### [Request]
Leave out the pictures; transcribe all else exactly.

### [Source data]

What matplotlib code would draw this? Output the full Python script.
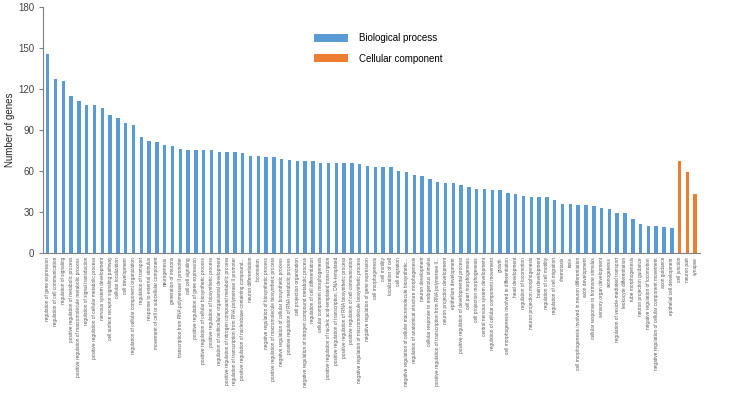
import numpy as np
import matplotlib
matplotlib.use("Agg")
import matplotlib.pyplot as plt

plt.rcParams['font.family'] = ['Liberation Sans', 'DejaVu Sans']

bio_terms = [
    "regulation of gene expression",
    "regulation of cell communication",
    "regulation of signaling",
    "positive regulation of metabolic process",
    "positive regulation of macromolecule metabolic process",
    "regulation of signal transduction",
    "positive regulation of cellular metabolic process",
    "nervous system development",
    "cell surface receptor signaling pathway",
    "cellular localization",
    "cell development",
    "regulation of cellular component organization",
    "regulation of transport",
    "response to external stimulus",
    "movement of cell or subcellular component",
    "neurogenesis",
    "generation of neurons",
    "transcription from RNA polymerase II promoter",
    "cell cell signaling",
    "positive regulation of gene expression",
    "positive regulation of cellular biosynthetic process",
    "positive regulation of biosynthetic process",
    "regulation of multicellular organismal development",
    "positive regulation of nitrogen compound metabolic process",
    "regulation of transcription from RNA polymerase II promoter",
    "positive regulation of nucleobase-containing compound...",
    "neuron differentiation",
    "locomotion",
    "negative regulation of biosynthetic process",
    "positive regulation of macromolecule biosynthetic process",
    "negative regulation of cellular biosynthetic process",
    "positive regulation of RNA metabolic process",
    "cell projection organization",
    "negative regulation of nitrogen compound metabolic process",
    "regulation of cell differentiation",
    "cellular component morphogenesis",
    "positive regulation of nucleic acid-templated transcription",
    "positive regulation of transcription, DNA-templated",
    "positive regulation of RNA biosynthetic process",
    "positive regulation of cell communication",
    "negative regulation of macromolecule biosynthetic process",
    "negative regulation of gene expression",
    "cell morphogenesis",
    "cell motility",
    "localization of cell",
    "cell migration",
    "negative regulation of cellular macromolecule biosynthetic...",
    "regulation of anatomical structure morphogenesis",
    "neuron development",
    "cellular response to endogenous stimulus",
    "positive regulation of transcription from RNA polymerase II...",
    "neuron projection development",
    "epithelium development",
    "positive regulation of developmental process",
    "cell part morphogenesis",
    "cell projection morphogenesis",
    "central nervous system development",
    "regulation of cellular component movement",
    "growth",
    "cell morphogenesis involved in differentiation",
    "head development",
    "regulation of locomotion",
    "neuron projection morphogenesis",
    "brain development",
    "regulation of cell motility",
    "regulation of cell migration",
    "chemotaxis",
    "taxis",
    "cell morphogenesis involved in neuron differentiation",
    "axon development",
    "cellular response to hormone stimulus",
    "sensory organ development",
    "axonogenesis",
    "regulation of vesicle-mediated transport",
    "leukocyte differentiation",
    "tube morphogenesis",
    "neuron projection guidance",
    "negative regulation of locomotion",
    "negative regulation of cellular component movement",
    "axon guidance",
    "epithelial cell development",
]
bio_counts = [146, 127, 126, 115, 111, 108, 108, 106, 101, 99,
              95, 94, 85, 82, 81, 79, 78, 76, 75, 75,
              75, 75, 74, 74, 74, 73, 71, 71, 70, 70,
              69, 68, 67, 67, 67, 66, 66, 66, 66, 66,
              65, 64, 63, 63, 63, 60, 59, 57, 56, 54,
              52, 51, 51, 50, 48, 47, 47, 46, 46, 44,
              43, 42, 41, 41, 41, 39, 36, 36, 35, 35,
              34, 33, 32, 29, 29, 25, 21, 20, 20, 19,
              18]

cc_terms = ["cell junction", "neuron part", "synapse"]
cc_counts = [67, 59, 43]

blue = '#5B9BD5'
orange = '#ED7D31'

fig = plt.figure(figsize=(7.29, 4.16), dpi=100)
ax = fig.add_axes([0.059, 0.392, 0.901, 0.591])

x_bio = np.arange(len(bio_terms))
x_cc = np.arange(len(bio_terms), len(bio_terms) + len(cc_terms))
ax.bar(x_bio, bio_counts, width=0.45, color=blue, label='Biological process')
ax.bar(x_cc, cc_counts, width=0.45, color=orange, label='Cellular component')

ax.set_xlim(-0.6, len(bio_terms) + len(cc_terms) - 0.4)
ax.set_ylim(0, 180)
ax.set_yticks(range(0, 181, 30))
ax.set_xticks(np.concatenate([x_bio, x_cc]))
ax.set_xticklabels(bio_terms + cc_terms, rotation=90, fontsize=3.4, color='#555555')
ax.tick_params(axis='x', length=0, pad=3)
ax.tick_params(axis='y', labelsize=7, length=3, colors='#7f7f7f', labelcolor='#444444')
ax.set_ylabel('Number of genes', fontsize=7, color='#222222', labelpad=2)

for s in ['top', 'right']:
    ax.spines[s].set_visible(False)
ax.spines['left'].set_color('#7f7f7f')
ax.spines['bottom'].set_color('#7f7f7f')
ax.spines['left'].set_linewidth(0.8)
ax.spines['bottom'].set_linewidth(0.8)

ax.legend(loc='upper left', bbox_to_anchor=(0.40, 0.93), frameon=False,
          fontsize=7, handlelength=3.4, handleheight=0.9,
          labelspacing=1.1, handletextpad=1.2)

plt.savefig("out.png", dpi=100)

### [The solution]
What matplotlib code would draw this? Output the full Python script.
import numpy as np
import matplotlib
matplotlib.use("Agg")
import matplotlib.pyplot as plt

plt.rcParams['font.family'] = ['Liberation Sans', 'DejaVu Sans']

bio_terms = [
    "regulation of gene expression",
    "regulation of cell communication",
    "regulation of signaling",
    "positive regulation of metabolic process",
    "positive regulation of macromolecule metabolic process",
    "regulation of signal transduction",
    "positive regulation of cellular metabolic process",
    "nervous system development",
    "cell surface receptor signaling pathway",
    "cellular localization",
    "cell development",
    "regulation of cellular component organization",
    "regulation of transport",
    "response to external stimulus",
    "movement of cell or subcellular component",
    "neurogenesis",
    "generation of neurons",
    "transcription from RNA polymerase II promoter",
    "cell cell signaling",
    "positive regulation of gene expression",
    "positive regulation of cellular biosynthetic process",
    "positive regulation of biosynthetic process",
    "regulation of multicellular organismal development",
    "positive regulation of nitrogen compound metabolic process",
    "regulation of transcription from RNA polymerase II promoter",
    "positive regulation of nucleobase-containing compound...",
    "neuron differentiation",
    "locomotion",
    "negative regulation of biosynthetic process",
    "positive regulation of macromolecule biosynthetic process",
    "negative regulation of cellular biosynthetic process",
    "positive regulation of RNA metabolic process",
    "cell projection organization",
    "negative regulation of nitrogen compound metabolic process",
    "regulation of cell differentiation",
    "cellular component morphogenesis",
    "positive regulation of nucleic acid-templated transcription",
    "positive regulation of transcription, DNA-templated",
    "positive regulation of RNA biosynthetic process",
    "positive regulation of cell communication",
    "negative regulation of macromolecule biosynthetic process",
    "negative regulation of gene expression",
    "cell morphogenesis",
    "cell motility",
    "localization of cell",
    "cell migration",
    "negative regulation of cellular macromolecule biosynthetic...",
    "regulation of anatomical structure morphogenesis",
    "neuron development",
    "cellular response to endogenous stimulus",
    "positive regulation of transcription from RNA polymerase II...",
    "neuron projection development",
    "epithelium development",
    "positive regulation of developmental process",
    "cell part morphogenesis",
    "cell projection morphogenesis",
    "central nervous system development",
    "regulation of cellular component movement",
    "growth",
    "cell morphogenesis involved in differentiation",
    "head development",
    "regulation of locomotion",
    "neuron projection morphogenesis",
    "brain development",
    "regulation of cell motility",
    "regulation of cell migration",
    "chemotaxis",
    "taxis",
    "cell morphogenesis involved in neuron differentiation",
    "axon development",
    "cellular response to hormone stimulus",
    "sensory organ development",
    "axonogenesis",
    "regulation of vesicle-mediated transport",
    "leukocyte differentiation",
    "tube morphogenesis",
    "neuron projection guidance",
    "negative regulation of locomotion",
    "negative regulation of cellular component movement",
    "axon guidance",
    "epithelial cell development",
]
bio_counts = [146, 127, 126, 115, 111, 108, 108, 106, 101, 99,
              95, 94, 85, 82, 81, 79, 78, 76, 75, 75,
              75, 75, 74, 74, 74, 73, 71, 71, 70, 70,
              69, 68, 67, 67, 67, 66, 66, 66, 66, 66,
              65, 64, 63, 63, 63, 60, 59, 57, 56, 54,
              52, 51, 51, 50, 48, 47, 47, 46, 46, 44,
              43, 42, 41, 41, 41, 39, 36, 36, 35, 35,
              34, 33, 32, 29, 29, 25, 21, 20, 20, 19,
              18]

cc_terms = ["cell junction", "neuron part", "synapse"]
cc_counts = [67, 59, 43]

blue = '#5B9BD5'
orange = '#ED7D31'

fig = plt.figure(figsize=(7.29, 4.16), dpi=100)
ax = fig.add_axes([0.059, 0.392, 0.901, 0.591])

x_bio = np.arange(len(bio_terms))
x_cc = np.arange(len(bio_terms), len(bio_terms) + len(cc_terms))
ax.bar(x_bio, bio_counts, width=0.45, color=blue, label='Biological process')
ax.bar(x_cc, cc_counts, width=0.45, color=orange, label='Cellular component')

ax.set_xlim(-0.6, len(bio_terms) + len(cc_terms) - 0.4)
ax.set_ylim(0, 180)
ax.set_yticks(range(0, 181, 30))
ax.set_xticks(np.concatenate([x_bio, x_cc]))
ax.set_xticklabels(bio_terms + cc_terms, rotation=90, fontsize=3.4, color='#555555')
ax.tick_params(axis='x', length=0, pad=3)
ax.tick_params(axis='y', labelsize=7, length=3, colors='#7f7f7f', labelcolor='#444444')
ax.set_ylabel('Number of genes', fontsize=7, color='#222222', labelpad=2)

for s in ['top', 'right']:
    ax.spines[s].set_visible(False)
ax.spines['left'].set_color('#7f7f7f')
ax.spines['bottom'].set_color('#7f7f7f')
ax.spines['left'].set_linewidth(0.8)
ax.spines['bottom'].set_linewidth(0.8)

ax.legend(loc='upper left', bbox_to_anchor=(0.40, 0.93), frameon=False,
          fontsize=7, handlelength=3.4, handleheight=0.9,
          labelspacing=1.1, handletextpad=1.2)

plt.savefig("out.png", dpi=100)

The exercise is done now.